Here's the plot of the number of record temperatures per year. As expected, this starts high (365 for the first year) and drops precipitously. It's easy to see why it would be hard to see a change in the number of extreme temperatures in a graph like this, thus the reason for looking at the ratio.
Converting it to a ratio is simple to do. I'm not sure what the original authors did in the case where there were zero extreme values in a year, so to avoid a "division by zero" error, I converted the zeros to ones. I don't believe this will significantly affect the results.
Here's the first graph that's starting to look like the original CSSR graph. Note that I'm not coloring it by whether there were more highs or lows - I'm just interested in whether temperature extremes are becoming more common, not whether they're for hot or cold days.
The effect Koonin was concerned about does occur.
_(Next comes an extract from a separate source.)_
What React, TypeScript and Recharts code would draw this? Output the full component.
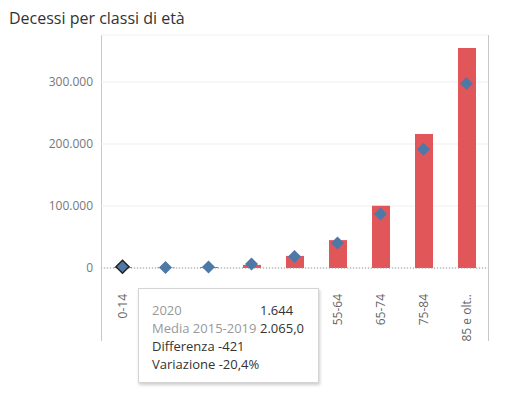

The baseline rises even though there is no change in the underlying climate.
Running the Experiment
I ran the experiment five more times to make sure I got similar results.
In all of them, the results paint the same picture - these plots suggest more extreme weather events in the second half of the dataset even though there is no change in the simulated data.
However, Koonin believes that the original study used around 1,408 weather stations, not just one. So how does that affect the results? I reran the simulation to see.
Averaged over that many weather stations, the effect completely disappears. However, given the large number of measurements, my plot doesn't look anything like the figure in the climate report either. And I don't think that's just because the world is warming and my simulation isn't. Nearly all of my values are near 1 in my plot and very few of theirs are. Even when there were more record lows than highs all through the '60s and '70s, the ratios were mostly around 1.5-2:1. My values are all within 0.1 of 1:1.
Looking back at the CSSR figure (reproduced again below so you don't have to scroll up), 2014 had over twice as many records lows as records highs, but then 2015 had over twice as many record highs as record lows. How can this be with over half a million (1408 * 365) independent measurements? There's no way that could happen if every day were uncorrelated to the rest of the days in the year, so I should add an "annual variation" term to account for hotter and colder years. This term would help explain why the data looks the way it does.
Adding Annual Variation Term
To add a term for annual variation, I needed to figure out the right amount. So I went back to NOAA's website and downloaded the global average max temperature for every year from 2002 (the first available date at the station I've been using) to 2020. Here's what a plot of that looks like.
The standard deviation of the global summary is 2.4, so that's what I used for my annual variation multiplier.
Then I ran the experiment again. I ran it five times to be sure.
This is starting to look like the CSSR figure. However, there is more variance in the early years than there was in the real data, so there's still a difference I'm missing. I do think that these plots suggest that extreme weather is increasing, which we know is not true of the simulated data. To me, this supports Koonin's statement that this graph can be misleading.
Conclusion
Although my simple simulation wasn't able to reproduce an exact replica of the CSSR figure, I did get a good feel for the potential pitfalls when presenting data this way. Given what I saw, my conclusion is that Koonin is right in his criticism of this figure. The way the data is presented makes it look like there is a significant increase in the number of extreme events, even when there isn't. I'm not just basing this on the plots shown above, but also on the various iterations I went through in making this post. I tried a variety of methods to see if I could reproduce the original figure, and I'm convinced that this figure can make effects appear that aren't true in the underlying data. This is unfortunate because the underlying claim may be true, but this graph cannot be used as evidence to support that conclusion.